Federal Reserve officials wrapped up their final meeting of 2024 with splits surfacing over how many more interest rate cuts they should make given strong economic growth, lingering inflation and huge uncertainty ahead of Donald J. Trump’s return to the White House.
Weeks later, they unanimously pressed pause on rate cuts and now appear unified in their view that the central bank should tread carefully and take its time to see how the economy is evolving under a new administration.
Mary C. Daly, president of the Federal Reserve Bank of San Francisco, reaffirmed that approach in an interview on Monday, saying the central bank does not “need to be pre-emptive at this point.”
“We have policy calibrated for this economy and the one we expect to have, and we’ve got time now to be actively watching to see what else is done,” she said.
The merits of that strategy were on full display on Monday after Canada and Mexico, two of America’s top trading partners, narrowly avoided steep tariffs in an 11th-hour deal with President Trump.

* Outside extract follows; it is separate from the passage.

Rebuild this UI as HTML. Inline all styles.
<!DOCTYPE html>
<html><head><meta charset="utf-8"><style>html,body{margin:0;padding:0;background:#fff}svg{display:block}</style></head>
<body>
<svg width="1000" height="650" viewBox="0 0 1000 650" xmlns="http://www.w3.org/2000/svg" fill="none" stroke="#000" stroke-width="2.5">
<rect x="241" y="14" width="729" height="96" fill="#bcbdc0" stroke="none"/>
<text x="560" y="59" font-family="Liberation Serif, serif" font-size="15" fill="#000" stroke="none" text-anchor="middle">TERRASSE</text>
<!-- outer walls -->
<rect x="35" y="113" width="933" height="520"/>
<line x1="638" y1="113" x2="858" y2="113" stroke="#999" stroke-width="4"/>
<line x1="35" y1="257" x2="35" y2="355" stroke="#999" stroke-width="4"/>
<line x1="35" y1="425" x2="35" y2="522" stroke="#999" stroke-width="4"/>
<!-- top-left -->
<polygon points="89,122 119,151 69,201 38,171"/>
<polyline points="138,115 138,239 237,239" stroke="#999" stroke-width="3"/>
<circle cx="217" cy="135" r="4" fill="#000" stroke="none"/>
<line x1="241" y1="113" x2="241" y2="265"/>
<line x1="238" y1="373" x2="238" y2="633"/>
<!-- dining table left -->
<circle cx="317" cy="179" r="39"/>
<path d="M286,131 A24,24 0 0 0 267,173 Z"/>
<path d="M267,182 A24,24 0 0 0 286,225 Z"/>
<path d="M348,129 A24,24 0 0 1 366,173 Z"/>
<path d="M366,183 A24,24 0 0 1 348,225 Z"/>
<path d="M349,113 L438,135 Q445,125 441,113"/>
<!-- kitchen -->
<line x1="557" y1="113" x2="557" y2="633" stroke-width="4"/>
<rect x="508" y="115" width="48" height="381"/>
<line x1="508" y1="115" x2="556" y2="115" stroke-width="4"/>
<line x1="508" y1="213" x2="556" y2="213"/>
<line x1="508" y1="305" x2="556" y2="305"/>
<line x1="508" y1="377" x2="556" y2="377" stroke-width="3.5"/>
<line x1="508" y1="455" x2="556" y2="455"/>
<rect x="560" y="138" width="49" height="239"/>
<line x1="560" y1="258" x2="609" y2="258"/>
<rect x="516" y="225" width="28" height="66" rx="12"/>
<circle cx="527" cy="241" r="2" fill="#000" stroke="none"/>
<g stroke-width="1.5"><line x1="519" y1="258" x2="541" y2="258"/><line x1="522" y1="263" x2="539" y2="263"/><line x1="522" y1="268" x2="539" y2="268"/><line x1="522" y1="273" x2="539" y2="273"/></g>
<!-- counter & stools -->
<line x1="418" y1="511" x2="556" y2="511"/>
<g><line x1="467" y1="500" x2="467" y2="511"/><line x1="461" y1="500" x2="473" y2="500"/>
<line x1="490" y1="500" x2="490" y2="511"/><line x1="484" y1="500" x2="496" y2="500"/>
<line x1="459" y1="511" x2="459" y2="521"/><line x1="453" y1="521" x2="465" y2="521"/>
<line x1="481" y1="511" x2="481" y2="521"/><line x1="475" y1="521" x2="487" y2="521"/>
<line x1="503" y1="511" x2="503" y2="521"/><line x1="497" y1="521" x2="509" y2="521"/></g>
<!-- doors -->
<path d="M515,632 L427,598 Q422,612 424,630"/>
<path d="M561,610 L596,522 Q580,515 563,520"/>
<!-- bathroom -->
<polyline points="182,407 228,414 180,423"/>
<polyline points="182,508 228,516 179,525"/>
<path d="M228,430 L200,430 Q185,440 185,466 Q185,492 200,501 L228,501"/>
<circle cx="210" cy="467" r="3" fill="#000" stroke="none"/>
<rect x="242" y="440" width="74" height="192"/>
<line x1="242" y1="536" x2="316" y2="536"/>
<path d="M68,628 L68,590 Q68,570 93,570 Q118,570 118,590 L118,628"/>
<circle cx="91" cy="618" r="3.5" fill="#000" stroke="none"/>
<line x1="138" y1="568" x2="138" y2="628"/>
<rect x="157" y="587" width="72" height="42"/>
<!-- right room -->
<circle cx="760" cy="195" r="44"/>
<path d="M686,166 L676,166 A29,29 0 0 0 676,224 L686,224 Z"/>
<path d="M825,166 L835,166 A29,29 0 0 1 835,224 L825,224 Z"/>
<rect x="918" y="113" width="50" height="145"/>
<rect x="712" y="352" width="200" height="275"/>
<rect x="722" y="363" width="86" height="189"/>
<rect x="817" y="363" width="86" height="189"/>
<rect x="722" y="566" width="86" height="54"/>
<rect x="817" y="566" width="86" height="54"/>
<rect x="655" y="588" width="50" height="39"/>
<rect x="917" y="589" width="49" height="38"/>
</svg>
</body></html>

The prospects of another trade war — combined with large-scale deportations, reduced regulation and lower taxes — have upended economists’ expectations. They have also muddied expectations about how much more the Fed can lower rates after reducing them by a full percentage point last year. Ms. Daly said she was focused on the “net effect” of Mr. Trump’s policies, rather than assessing each one individually.

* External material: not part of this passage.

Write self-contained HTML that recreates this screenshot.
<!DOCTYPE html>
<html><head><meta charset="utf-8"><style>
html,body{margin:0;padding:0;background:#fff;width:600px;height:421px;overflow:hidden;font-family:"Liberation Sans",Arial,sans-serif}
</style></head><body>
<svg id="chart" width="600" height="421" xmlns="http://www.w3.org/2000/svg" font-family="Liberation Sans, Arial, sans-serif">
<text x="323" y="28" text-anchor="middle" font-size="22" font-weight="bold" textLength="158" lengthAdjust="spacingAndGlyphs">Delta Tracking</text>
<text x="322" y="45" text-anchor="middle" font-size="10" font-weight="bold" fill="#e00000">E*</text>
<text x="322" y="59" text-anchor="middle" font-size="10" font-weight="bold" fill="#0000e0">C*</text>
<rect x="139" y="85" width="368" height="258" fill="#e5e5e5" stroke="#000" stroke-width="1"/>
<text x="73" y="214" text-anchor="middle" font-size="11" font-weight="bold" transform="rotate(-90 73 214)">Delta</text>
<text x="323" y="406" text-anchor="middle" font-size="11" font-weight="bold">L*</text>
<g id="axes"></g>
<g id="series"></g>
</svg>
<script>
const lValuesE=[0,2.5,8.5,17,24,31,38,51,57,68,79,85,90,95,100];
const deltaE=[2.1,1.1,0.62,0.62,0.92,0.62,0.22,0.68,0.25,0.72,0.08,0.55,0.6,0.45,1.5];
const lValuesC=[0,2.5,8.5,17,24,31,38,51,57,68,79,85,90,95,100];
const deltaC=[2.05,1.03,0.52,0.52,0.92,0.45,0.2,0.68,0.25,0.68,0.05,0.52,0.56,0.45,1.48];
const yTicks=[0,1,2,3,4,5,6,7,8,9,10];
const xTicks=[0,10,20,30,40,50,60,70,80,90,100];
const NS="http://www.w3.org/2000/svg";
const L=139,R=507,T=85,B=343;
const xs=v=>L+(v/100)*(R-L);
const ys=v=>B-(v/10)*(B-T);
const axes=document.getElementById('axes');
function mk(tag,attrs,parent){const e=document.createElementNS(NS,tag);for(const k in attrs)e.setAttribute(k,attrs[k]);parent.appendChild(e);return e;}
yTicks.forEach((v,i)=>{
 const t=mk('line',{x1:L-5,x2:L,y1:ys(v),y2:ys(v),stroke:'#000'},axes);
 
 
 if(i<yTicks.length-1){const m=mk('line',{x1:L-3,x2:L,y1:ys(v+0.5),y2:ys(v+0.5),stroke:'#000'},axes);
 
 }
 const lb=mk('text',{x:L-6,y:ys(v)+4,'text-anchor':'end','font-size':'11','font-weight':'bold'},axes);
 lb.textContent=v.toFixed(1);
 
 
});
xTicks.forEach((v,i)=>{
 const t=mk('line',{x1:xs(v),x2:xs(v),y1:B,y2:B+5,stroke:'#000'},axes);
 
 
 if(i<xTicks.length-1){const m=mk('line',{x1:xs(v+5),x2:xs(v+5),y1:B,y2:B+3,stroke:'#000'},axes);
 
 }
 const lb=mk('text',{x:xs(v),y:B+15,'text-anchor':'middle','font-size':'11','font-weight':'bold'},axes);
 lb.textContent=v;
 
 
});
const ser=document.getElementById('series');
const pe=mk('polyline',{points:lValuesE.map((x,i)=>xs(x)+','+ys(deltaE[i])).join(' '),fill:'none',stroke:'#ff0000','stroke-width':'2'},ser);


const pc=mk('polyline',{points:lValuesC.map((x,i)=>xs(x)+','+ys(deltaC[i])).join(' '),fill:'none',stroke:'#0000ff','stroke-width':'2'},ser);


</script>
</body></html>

“If a policy change is going to spur growth, which ultimately pushes down inflation, at the same time that there’s something that picks it up a little bit, then you don’t know what the net effect is going to be until you have more details about the policy,” she said.
“Until we know more about scope, magnitude and timing and how those features move through the economy, then we’re really doing nothing more than speculating,” Ms. Daly added. “The easiest way for a policy mistake is to speculate.”
Ms. Daly said she was still “comfortable” with Fed officials’ projections published in December, which indicated broad support for half a percentage point in cuts this year. That would bring interest rates down to a range of 3.75 percent to 4 percent.
“I think we have to have a very open mind about whether fewer or more will be needed,” she said, referring to the number of cuts.
The range of outcomes underscores how high inflation has complicated the Fed’s job and cast uncertainty about whether its old playbooks, like those related to trade tensions, still apply.
The last time the Fed confronted a trade war that was led by Mr. Trump, it took early action to prevent the economy from weakening too much. The Fed lowered interest rates three times over consecutive meetings in the summer and fall of 2019, action that was later billed as taking out “insurance” against the economic impact of his trade war.
“The world is different right now,” Ms. Daly said. “History is a data point, but it’s not a playbook.”
At the time of Mr. Trump’s first trade war, inflation was consistently below the Fed’s 2 percent goal and global economic growth forecasts had turned downbeat. Companies across the country were also beginning to retrench, as uncertainty chilled business activity.
The biggest contrast today is that inflation is still above 2 percent. That is a problem because consumers and businesses are likely to be more sensitive to anything that may risk resurgent prices. The Fed may be compelled to act if there are signs that expectations of inflation are getting unmoored — something that Ms. Daly said was “critical” to take into account.
“The thing that’s reassuring is that longer-run inflation expectations, which is really what we keep our mind on, haven’t really moved at all,” she said.
Giving the Fed further leeway to stand pat is a labor market with “no sign” of weakness, Ms. Daly said. “The economy is in a very good place,” she added.
The Fed will monitor the January jobs report, released on Friday, for any evidence that this is changing. Economists expect slower growth than the 256,000 positions added in December, in part reflecting annual revisions by the Bureau of Labor Statistics that incorporate new data.
“There’s not pessimism among businesses,” Ms. Daly said. “In fact, if anything, they’re more optimistic now than they were in the latter half year.”